Figure scripts
▬▬▬
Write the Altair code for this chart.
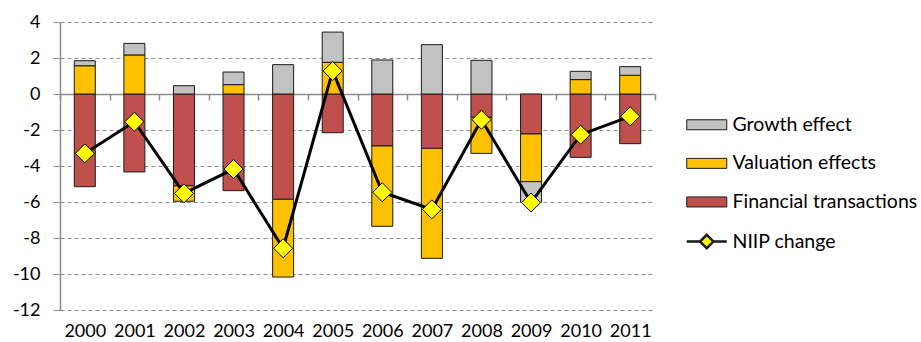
import altair as alt
import pandas as pd

# Contributions to the yearly change in the net international investment position
years = ["2000", "2001", "2002", "2003", "2004", "2005",
         "2006", "2007", "2008", "2009", "2010", "2011"]
financial_transactions = [-5.15, -4.33, -5.10, -5.37, -5.85, -2.15,
                          -2.89, -3.02, -1.30, -2.22, -3.52, -2.76]
valuation_effects = [1.57, 2.17, -0.86, 0.52, -4.32, 1.76,
                     -4.46, -6.11, -2.00, -2.65, 0.80, 1.04]
growth_effect = [0.28, 0.64, 0.46, 0.70, 1.63, 1.68,
                 1.89, 2.74, 1.87, -1.15, 0.46, 0.48]
niip_change = [-3.30, -1.54, -5.52, -4.17, -8.57, 1.28,
               -5.46, -6.41, -1.43, -6.03, -2.26, -1.24]

legend_order = ["Growth effect", "Valuation effects",
                "Financial transactions", "NIIP change"]
fill_colors = ["#c2c2c2", "#ffc000", "#c0504d", "#ffff00"]
y_ticks = [-12, -10, -8, -6, -4, -2, 0, 2, 4]

FONT = "Lato"
GRID = "#8c8c8c"

# Stacking order away from zero: transactions, valuation, growth
bar_rows = []
for i, y in enumerate(years):
    for k, (name, vals) in enumerate([("Financial transactions", financial_transactions),
                                      ("Valuation effects", valuation_effects),
                                      ("Growth effect", growth_effect)]):
        bar_rows.append({"year": y, "series": name, "value": vals[i], "k": k})
bars_df = pd.DataFrame(bar_rows)
line_df = pd.DataFrame({"year": years, "value": niip_change, "series": "NIIP change"})

# Legend swatches: wide boxes for the bars, a line with a diamond for NIIP
rect_path = "M-2,-0.5H2V0.5H-2Z"
niip_path = "M-2,0H-0.67M0.67,0H2M0,-0.67L0.67,0L0,0.67L-0.67,0Z"
is_niip = "datum.value === 'NIIP change'"

fill_scale = alt.Scale(domain=legend_order, range=fill_colors)
legend = alt.Legend(
    title=None, orient="none", legendX=637, legendY=93, padding=0,
    symbolSize=400, rowPadding=17.6, labelOffset=16,
    labelFont=FONT, labelFontSize=19.5, labelColor="#000000", labelLimit=300,
    symbolStrokeColor="#1a1a1a", symbolOpacity=1,
    symbolType=alt.ExprRef(expr=f"{is_niip} ? '{niip_path}' : '{rect_path}'"),
    symbolStrokeWidth=alt.ExprRef(expr=f"{is_niip} ? 2.5 : 1"),
)

x_axis = alt.Axis(orient="bottom", offset=-216, tickBand="extent", tickSize=6,
                  tickColor=GRID, tickWidth=1.5, domainColor=GRID, domainWidth=1.5,
                  labelPadding=222, labelFont=FONT, labelFontSize=18,
                  labelColor="#000000", labelAngle=0, grid=False, labelOverlap=False)
y_scale = alt.Scale(domain=[-12, 4], nice=False, zero=False)
y_axis = alt.Axis(values=y_ticks, title=None, tickSize=7, tickColor=GRID, tickWidth=1,
                  domainColor=GRID, domainWidth=1.5, labelPadding=13,
                  labelFont=FONT, labelFontSize=18, labelColor="#000000",
                  labelOverlap=False, labelExpr="'' + datum.value",
                  grid=True, gridColor=GRID, gridDash=[4, 3], gridWidth=1)


def x_enc(band_pos):
    return alt.X("year:N", sort=years, title=None, bandPosition=band_pos,
                 scale=alt.Scale(paddingInner=0, paddingOuter=0), axis=x_axis)


def y_enc(stack):
    return alt.Y("value:Q", stack=stack, scale=y_scale, axis=y_axis)


bars = alt.Chart(bars_df).mark_bar(size=21, stroke="#1a1a1a", strokeWidth=1).encode(
    x=x_enc(0.5),
    y=y_enc("zero"),
    fill=alt.Fill("series:N", scale=fill_scale, legend=legend),
    order=alt.Order("k:Q"),
)

line = alt.Chart(line_df).mark_line(color="#000000", strokeWidth=3).encode(
    x=x_enc(0.5),
    y=y_enc(None),
)

points = alt.Chart(line_df).mark_point(
    shape="diamond", filled=True, size=361, stroke="#000000", strokeWidth=1, opacity=1
).encode(
    x=x_enc(0.5),
    y=y_enc(None),
    fill=alt.Fill("series:N", scale=fill_scale, legend=legend),
)

chart = alt.layer(bars, line, points).properties(
    width=595, height=288,
    padding={"left": 60, "top": 22, "right": 266, "bottom": 32},
    autosize=alt.AutoSizeParams(type="none"),
    background="#ffffff",
).configure_view(stroke=None)

chart.save("out.html", embed_options={"renderer": "svg", "actions": False})
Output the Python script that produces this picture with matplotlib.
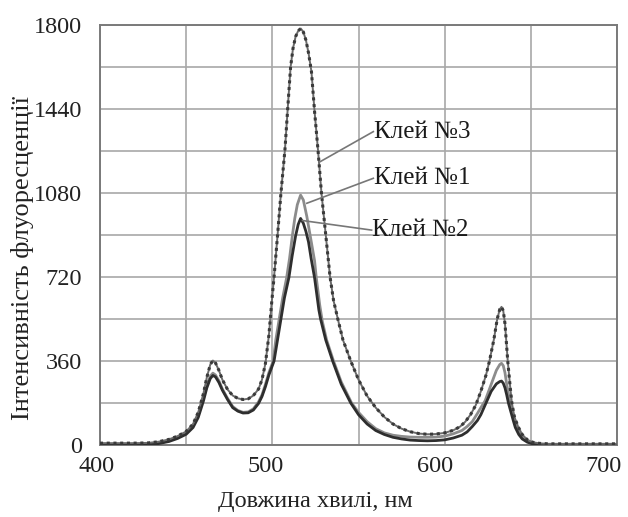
▬▬▬
> EXERCISE DESCRIPTION:
Copy, word for word, the entries above from the first line to the line that holds "import pandas as pd". Drop the pictures.

> WRITTEN RESPONSE:
Write the Altair code for this chart.
import altair as alt
import pandas as pd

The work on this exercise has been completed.